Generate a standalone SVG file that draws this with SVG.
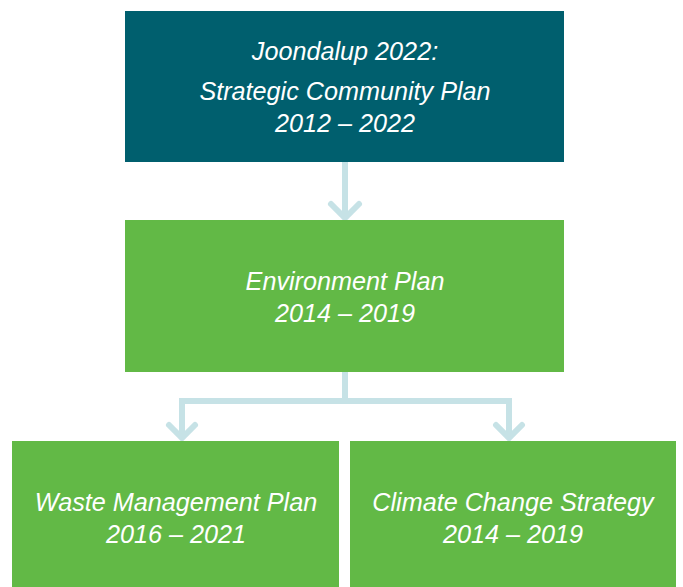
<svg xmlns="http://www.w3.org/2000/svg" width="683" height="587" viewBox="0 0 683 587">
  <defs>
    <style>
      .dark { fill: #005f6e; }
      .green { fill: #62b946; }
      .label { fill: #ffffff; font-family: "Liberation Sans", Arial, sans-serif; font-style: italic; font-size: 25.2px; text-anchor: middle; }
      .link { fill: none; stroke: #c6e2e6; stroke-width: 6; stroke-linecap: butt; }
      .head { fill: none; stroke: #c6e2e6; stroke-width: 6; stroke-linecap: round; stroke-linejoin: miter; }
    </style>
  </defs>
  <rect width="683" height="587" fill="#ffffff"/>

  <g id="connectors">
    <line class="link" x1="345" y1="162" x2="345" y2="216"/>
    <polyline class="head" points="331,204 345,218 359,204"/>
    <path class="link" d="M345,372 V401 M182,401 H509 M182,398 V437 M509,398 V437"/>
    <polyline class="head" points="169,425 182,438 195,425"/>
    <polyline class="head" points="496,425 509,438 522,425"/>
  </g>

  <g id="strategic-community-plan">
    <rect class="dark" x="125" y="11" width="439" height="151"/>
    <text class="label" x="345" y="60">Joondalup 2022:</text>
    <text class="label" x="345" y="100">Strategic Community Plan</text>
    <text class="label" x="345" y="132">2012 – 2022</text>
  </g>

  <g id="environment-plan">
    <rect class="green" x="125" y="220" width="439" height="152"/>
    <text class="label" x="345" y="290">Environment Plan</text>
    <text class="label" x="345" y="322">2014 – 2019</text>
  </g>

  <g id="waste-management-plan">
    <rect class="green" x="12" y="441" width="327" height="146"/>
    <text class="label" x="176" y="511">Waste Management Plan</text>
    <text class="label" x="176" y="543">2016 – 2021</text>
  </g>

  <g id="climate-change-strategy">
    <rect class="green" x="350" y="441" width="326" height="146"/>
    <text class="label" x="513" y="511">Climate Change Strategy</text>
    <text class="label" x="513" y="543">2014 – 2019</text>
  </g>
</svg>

....

**PROMPT**. In this exercise, set down all of the data exactly, without the pictures.

**FINISHED TASK**.
Generate a standalone SVG file that draws this with SVG.
<svg xmlns="http://www.w3.org/2000/svg" width="683" height="587" viewBox="0 0 683 587">
  <defs>
    <style>
      .dark { fill: #005f6e; }
      .green { fill: #62b946; }
      .label { fill: #ffffff; font-family: "Liberation Sans", Arial, sans-serif; font-style: italic; font-size: 25.2px; text-anchor: middle; }
      .link { fill: none; stroke: #c6e2e6; stroke-width: 6; stroke-linecap: butt; }
      .head { fill: none; stroke: #c6e2e6; stroke-width: 6; stroke-linecap: round; stroke-linejoin: miter; }
    </style>
  </defs>
  <rect width="683" height="587" fill="#ffffff"/>

  <g id="connectors">
    <line class="link" x1="345" y1="162" x2="345" y2="216"/>
    <polyline class="head" points="331,204 345,218 359,204"/>
    <path class="link" d="M345,372 V401 M182,401 H509 M182,398 V437 M509,398 V437"/>
    <polyline class="head" points="169,425 182,438 195,425"/>
    <polyline class="head" points="496,425 509,438 522,425"/>
  </g>

  <g id="strategic-community-plan">
    <rect class="dark" x="125" y="11" width="439" height="151"/>
    <text class="label" x="345" y="60">Joondalup 2022:</text>
    <text class="label" x="345" y="100">Strategic Community Plan</text>
    <text class="label" x="345" y="132">2012 – 2022</text>
  </g>

  <g id="environment-plan">
    <rect class="green" x="125" y="220" width="439" height="152"/>
    <text class="label" x="345" y="290">Environment Plan</text>
    <text class="label" x="345" y="322">2014 – 2019</text>
  </g>

  <g id="waste-management-plan">
    <rect class="green" x="12" y="441" width="327" height="146"/>
    <text class="label" x="176" y="511">Waste Management Plan</text>
    <text class="label" x="176" y="543">2016 – 2021</text>
  </g>

  <g id="climate-change-strategy">
    <rect class="green" x="350" y="441" width="326" height="146"/>
    <text class="label" x="513" y="511">Climate Change Strategy</text>
    <text class="label" x="513" y="543">2014 – 2019</text>
  </g>
</svg>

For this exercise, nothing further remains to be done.